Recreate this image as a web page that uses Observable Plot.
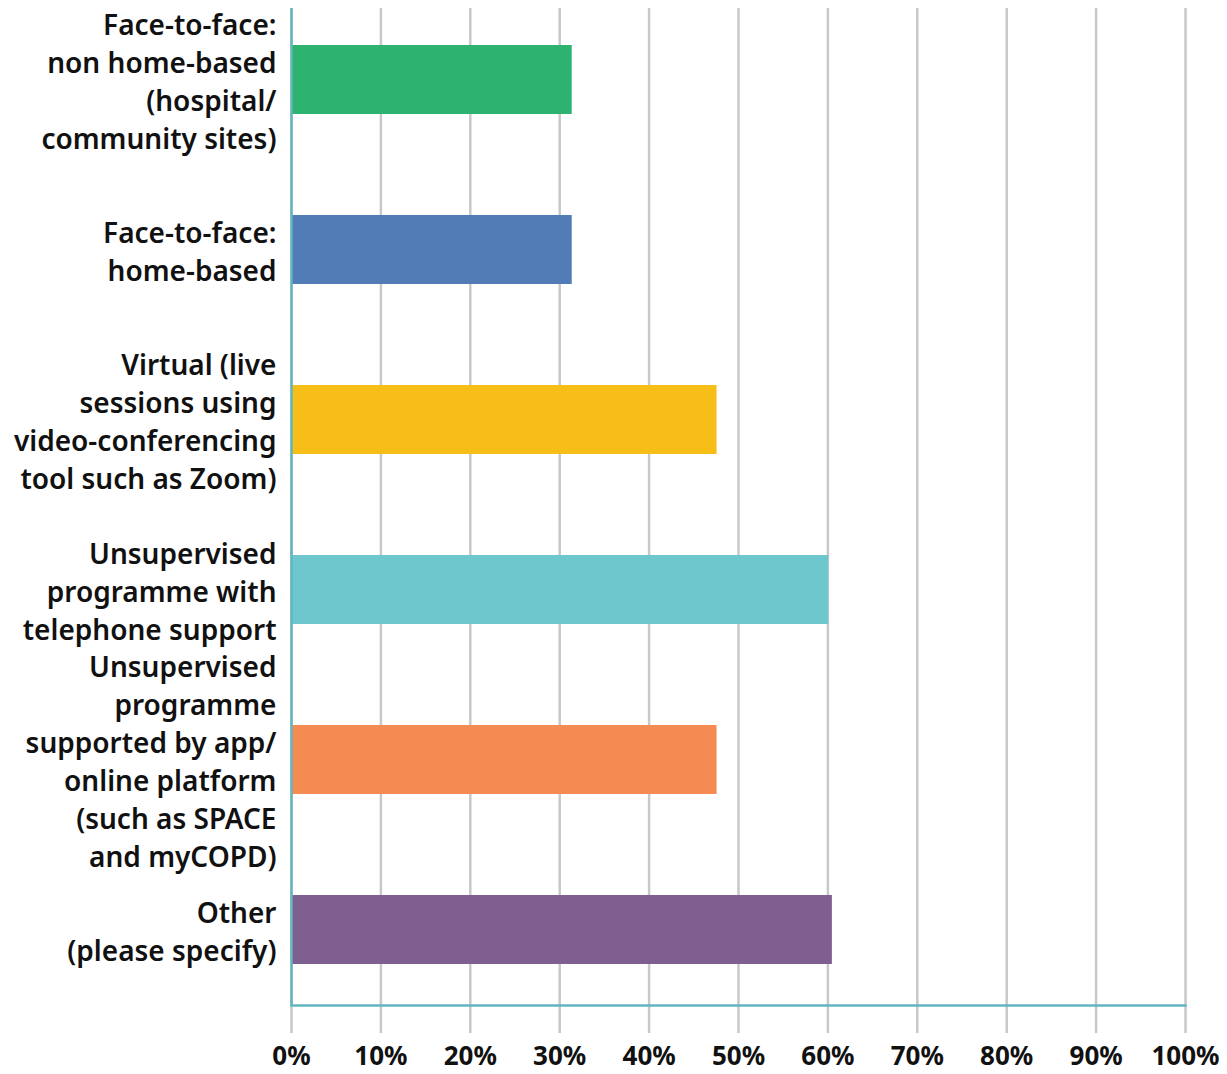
<!DOCTYPE html>
<html>
<head>
<meta charset="utf-8">
<script src="https://cdn.jsdelivr.net/npm/d3@7"></script>
<script src="https://cdn.jsdelivr.net/npm/@observablehq/plot@0.6"></script>
<style>
  html, body { margin: 0; padding: 0; background: #fff; }
  #chart svg { font-family: "Noto Sans", sans-serif; }
  #chart g[aria-label="x-axis tick"] path { stroke: #c8c8c8; stroke-width: 2.5; stroke-opacity: 1; }
</style>
</head>
<body>
<div id="chart"></div>
<script>
const categories = [
  "Face-to-face: non home-based (hospital/ community sites)",
  "Face-to-face: home-based",
  "Virtual (live sessions using video-conferencing tool such as Zoom)",
  "Unsupervised programme with telephone support",
  "Unsupervised programme supported by app/ online platform (such as SPACE and myCOPD)",
  "Other (please specify)"
];
const labelLines = [
  "Face-to-face:\nnon home-based\n(hospital/\ncommunity sites)",
  "Face-to-face:\nhome-based",
  "Virtual (live\nsessions using\nvideo-conferencing\ntool such as Zoom)",
  "Unsupervised\nprogramme with\ntelephone support",
  "Unsupervised\nprogramme\nsupported by app/\nonline platform\n(such as SPACE\nand myCOPD)",
  "Other\n(please specify)"
];
const values = [31.4, 31.4, 47.6, 60.1, 47.6, 60.5];
const colors = ["#2db36f", "#527cb6", "#f6be16", "#6dc7cc", "#f58a53", "#7e5f8f"];
const xTicks = [0, 10, 20, 30, 40, 50, 60, 70, 80, 90, 100];

const data = categories.map((c, i) => ({category: c, value: values[i]}));
const labelOf = new Map(categories.map((c, i) => [c, labelLines[i]]));
const teal = "#62b6bf";

const chart = Plot.plot({
  width: 1227,
  height: 1074,
  marginLeft: 291,
  marginRight: 42,
  marginTop: 8,
  marginBottom: 69,
  x: {domain: [0, 100], ticks: xTicks, axis: null, label: null},
  y: {type: "band", domain: categories, range: [-7.4, 1016.8], paddingInner: 0.596, paddingOuter: 0.298, axis: null, label: null},
  color: {domain: categories, range: colors},
  marks: [
    Plot.gridX(xTicks, {stroke: "#c8c8c8", strokeWidth: 2.5, strokeOpacity: 1}),
    Plot.axisX(xTicks, {
      label: null,
      tickSize: 28, tickPadding: 13,
      tickFormat: d => d + "%",
      fontSize: 26, fontWeight: 700, fill: "#111"
    }),
    Plot.barX(data, {y: "category", x: "value", fill: "category"}),
    Plot.axisY({
      label: null,
      tickSize: 0, tickPadding: 15,
      tickFormat: d => labelOf.get(d),
      fontSize: 28, fontWeight: 600, lineHeight: 1.36, fill: "#111"
    }),
    Plot.ruleX([0], {stroke: teal, strokeWidth: 2.5}),
    Plot.frame({anchor: "bottom", stroke: teal, strokeWidth: 2.5})
  ]
});
document.getElementById("chart").appendChild(chart);
</script>
</body>
</html>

**Task to carry out**
Reproduce the material word for word. Any pictures should be left out of the copy.

**Task solution**
Recreate this image as a web page that uses Observable Plot.
<!DOCTYPE html>
<html>
<head>
<meta charset="utf-8">
<script src="https://cdn.jsdelivr.net/npm/d3@7"></script>
<script src="https://cdn.jsdelivr.net/npm/@observablehq/plot@0.6"></script>
<style>
  html, body { margin: 0; padding: 0; background: #fff; }
  #chart svg { font-family: "Noto Sans", sans-serif; }
  #chart g[aria-label="x-axis tick"] path { stroke: #c8c8c8; stroke-width: 2.5; stroke-opacity: 1; }
</style>
</head>
<body>
<div id="chart"></div>
<script>
const categories = [
  "Face-to-face: non home-based (hospital/ community sites)",
  "Face-to-face: home-based",
  "Virtual (live sessions using video-conferencing tool such as Zoom)",
  "Unsupervised programme with telephone support",
  "Unsupervised programme supported by app/ online platform (such as SPACE and myCOPD)",
  "Other (please specify)"
];
const labelLines = [
  "Face-to-face:\nnon home-based\n(hospital/\ncommunity sites)",
  "Face-to-face:\nhome-based",
  "Virtual (live\nsessions using\nvideo-conferencing\ntool such as Zoom)",
  "Unsupervised\nprogramme with\ntelephone support",
  "Unsupervised\nprogramme\nsupported by app/\nonline platform\n(such as SPACE\nand myCOPD)",
  "Other\n(please specify)"
];
const values = [31.4, 31.4, 47.6, 60.1, 47.6, 60.5];
const colors = ["#2db36f", "#527cb6", "#f6be16", "#6dc7cc", "#f58a53", "#7e5f8f"];
const xTicks = [0, 10, 20, 30, 40, 50, 60, 70, 80, 90, 100];

const data = categories.map((c, i) => ({category: c, value: values[i]}));
const labelOf = new Map(categories.map((c, i) => [c, labelLines[i]]));
const teal = "#62b6bf";

const chart = Plot.plot({
  width: 1227,
  height: 1074,
  marginLeft: 291,
  marginRight: 42,
  marginTop: 8,
  marginBottom: 69,
  x: {domain: [0, 100], ticks: xTicks, axis: null, label: null},
  y: {type: "band", domain: categories, range: [-7.4, 1016.8], paddingInner: 0.596, paddingOuter: 0.298, axis: null, label: null},
  color: {domain: categories, range: colors},
  marks: [
    Plot.gridX(xTicks, {stroke: "#c8c8c8", strokeWidth: 2.5, strokeOpacity: 1}),
    Plot.axisX(xTicks, {
      label: null,
      tickSize: 28, tickPadding: 13,
      tickFormat: d => d + "%",
      fontSize: 26, fontWeight: 700, fill: "#111"
    }),
    Plot.barX(data, {y: "category", x: "value", fill: "category"}),
    Plot.axisY({
      label: null,
      tickSize: 0, tickPadding: 15,
      tickFormat: d => labelOf.get(d),
      fontSize: 28, fontWeight: 600, lineHeight: 1.36, fill: "#111"
    }),
    Plot.ruleX([0], {stroke: teal, strokeWidth: 2.5}),
    Plot.frame({anchor: "bottom", stroke: teal, strokeWidth: 2.5})
  ]
});
document.getElementById("chart").appendChild(chart);
</script>
</body>
</html>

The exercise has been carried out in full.